Published: 13 Sep 2018
A Federal Court decision has exposed the widespread, dodgy practice of employers incorrectly classifying workers in on-going jobs as casual and it is time employers accepted their obligation to offer permanent work.
CFMEU National President Tony Maher said the Australian Industry Group’s hysteria over the impact of the Workpac v Skene decision underlines the extent to which Australian workers have been ripped off by the ‘permanent casual’ trend.
“The AIG’s own analysis shows that a majority of Australians employed as casuals work on a regular, on-going basis,” said Mr Maher.
“If the Skene decision has a cost impact, that shows the extent to which workers’ lost pay and entitlements have been subsidising company profits.
“The court has been very clear that employers can’t just label workers as casual because they want to and it’s cheaper.”
Workpac v Skene is a case brought by CFMEU Mining and Energy involving a Queensland mineworker employed as a casual by labour hire company Workpac for two and a half years.
In August, the full Federal Court upheld a previous decision that Mr Skene could not properly be considered a casual under the Fair Work Act due to the regular and continuous nature of his work on a fixed roster and was therefore entitled to receive accrued annual pay on termination of his employment.

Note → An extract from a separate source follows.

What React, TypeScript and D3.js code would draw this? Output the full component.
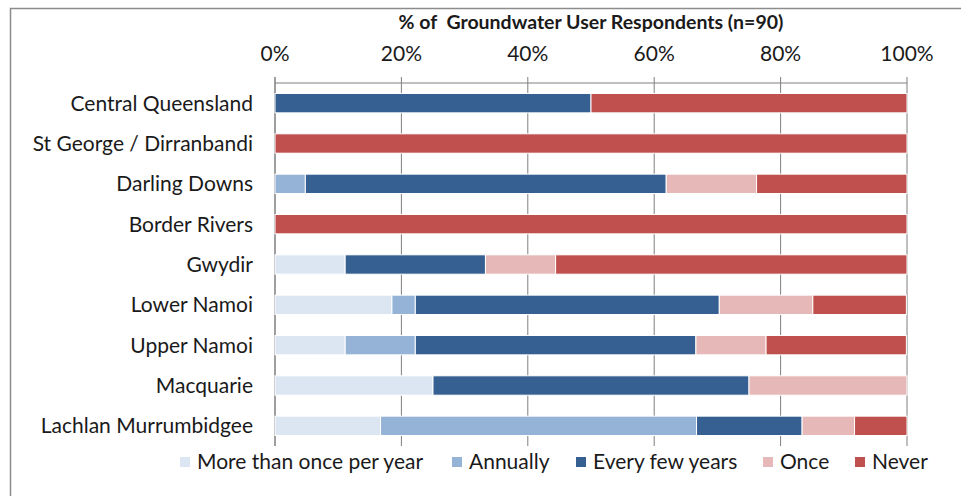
import { useEffect, useRef } from "react";
import * as d3 from "d3";

// Regions, top to bottom
const regions = [
  "Central Queensland",
  "St George / Dirranbandi",
  "Darling Downs",
  "Border Rivers",
  "Gwydir",
  "Lower Namoi",
  "Upper Namoi",
  "Macquarie",
  "Lachlan Murrumbidgee",
];

const seriesNames = ["More than once per year", "Annually", "Every few years", "Once", "Never"];
const seriesColors = ["#dce6f2", "#95b3d7", "#366092", "#e6b9b8", "#c0504d"];

// percent of respondents, per region (same order as regions)
const moreThanOnce = [0, 0, 0, 0, 11.1, 18.5, 11.1, 25, 16.7];
const annually = [0, 0, 4.8, 0, 0, 3.7, 11.1, 0, 50];
const everyFewYears = [50, 0, 57.1, 0, 22.2, 48.1, 44.4, 50, 16.7];
const once = [0, 0, 14.3, 0, 11.1, 14.8, 11.1, 25, 8.3];
const never = [50, 100, 23.8, 100, 55.6, 14.8, 22.2, 0, 8.3];

const ticks = [0, 20, 40, 60, 80, 100];
const titleText = "% of  Groundwater User Respondents (n=90)";

const font = "Lato, 'Open Sans', sans-serif";
const fs = 21;

export default function App() {
  const svgRef = useRef<SVGSVGElement>(null);

  useEffect(() => {
    const width = 961;
    const height = 496;
    const margin = { top: 83, left: 275, right: 54, bottom: 50 };
    const svg = d3.select(svgRef.current);
    svg.selectAll("*").remove();

    const rows = regions.map((r, i) => ({
      region: r,
      [seriesNames[0]]: moreThanOnce[i],
      [seriesNames[1]]: annually[i],
      [seriesNames[2]]: everyFewYears[i],
      [seriesNames[3]]: once[i],
      [seriesNames[4]]: never[i],
    }));
    const stacked = d3.stack<any>().keys(seriesNames)(rows);

    const x = d3.scaleLinear().domain([0, 100]).range([margin.left, 907]);
    const y = d3.scaleBand().domain(regions).range([margin.top, 446]).paddingInner(0.52).paddingOuter(0.26);
    const color = d3.scaleOrdinal<string, string>().domain(seriesNames).range(seriesColors);

    // outer frame
    svg.append("rect")
      .attr("x", 10.5).attr("y", 8.5)
      .attr("width", 980).attr("height", 520)
      .attr("fill", "#fff")
      .attr("stroke", "#8c8c8c")
      .attr("stroke-width", 1.5);

    // title
    svg.append("text")
      .attr("x", (x(0) + x(100)) / 2)
      .attr("y", 29)
      .attr("text-anchor", "middle")
      .attr("font-family", font)
      .attr("font-weight", "bold")
      .attr("font-size", 19.5)
      .attr("fill", "#1a1a1a")
      .attr("xml:space", "preserve")
      .text(titleText);

    // gridlines
    svg.append("g")
      .selectAll("line")
      .data(ticks)
      .join("line")
      .attr("x1", d => x(d)).attr("x2", d => x(d))
      .attr("y1", margin.top - 6).attr("y2", 446)
      .attr("stroke", "#7f7f7f")
      .attr("stroke-width", d => (d === 0 ? 1.5 : 1));

    // top axis line
    svg.append("line")
      .attr("x1", x(0)).attr("x2", x(100))
      .attr("y1", margin.top).attr("y2", margin.top)
      .attr("stroke", "#7f7f7f");

    // tick labels
    svg.append("g")
      .selectAll("text")
      .data(ticks)
      .join("text")
      .attr("x", d => x(d))
      .attr("y", 61)
      .attr("text-anchor", "middle")
      .attr("font-family", font)
      .attr("font-size", fs)
      .attr("fill", "#1a1a1a")
      .text(d => `${d}%`);

    // bars
    const layers = svg.append("g")
      .selectAll("g")
      .data(stacked)
      .join("g")
      .attr("fill", d => color(d.key));

    layers.selectAll("rect")
      .data(d => d)
      .join("rect")
      .attr("x", d => x(d[0]))
      .attr("y", d => y(d.data.region)!)
      .attr("width", d => Math.max(0, x(d[1]) - x(d[0])))
      .attr("height", y.bandwidth())
      .attr("stroke", "#fff")
      .attr("stroke-width", d => (d[1] - d[0] > 0 ? 1 : 0));

    // category labels
    svg.append("g")
      .selectAll("text")
      .data(regions)
      .join("text")
      .attr("x", x(0) - 22)
      .attr("y", d => y(d)! + y.bandwidth() / 2)
      .attr("dy", "0.35em")
      .attr("text-anchor", "end")
      .attr("font-family", font)
      .attr("font-size", fs)
      .attr("fill", "#1a1a1a")
      .text(d => d);

    // legend
    const legendX = [180, 452, 576, 763, 855];
    const legend = svg.append("g")
      .selectAll("g")
      .data(seriesNames)
      .join("g")
      .attr("transform", (d, i) => `translate(${legendX[i]},462)`);
    legend.append("rect")
      .attr("x", 0).attr("y", -5)
      .attr("width", 10).attr("height", 10)
      .attr("fill", d => color(d));
    legend.append("text")
      .attr("x", 17)
      .attr("dy", "0.35em")
      .attr("font-family", font)
      .attr("font-size", fs)
      .attr("fill", "#1a1a1a")
      .text(d => d);

    svg.attr("viewBox", `0 0 ${width} ${height}`);
  }, []);

  return (
    <svg
      ref={svgRef}
      width={961}
      height={496}
      style={{ position: "absolute", left: 0, top: 0, display: "block" }}
    />
  );
}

The decision has a wide application for casual employees across the workforce.
Mr Maher said employers’ claim that casual workers are ‘double-dipping’ if they claim leave entitlements doesn’t stack up, as many casual workers are paid less than permanent employees.
“In many industries casuals are paid substantially less than permanent workers.
“In coal mining where Paul Skene was employed, casual labour hire workers are typically paid an hourly rate of 30% less than permanents and they have no paid holidays, sick leave or job security.
“This isn’t double dipping, it’s a double whammy for casual workers. Employers should stop complaining and accept the jig is up.”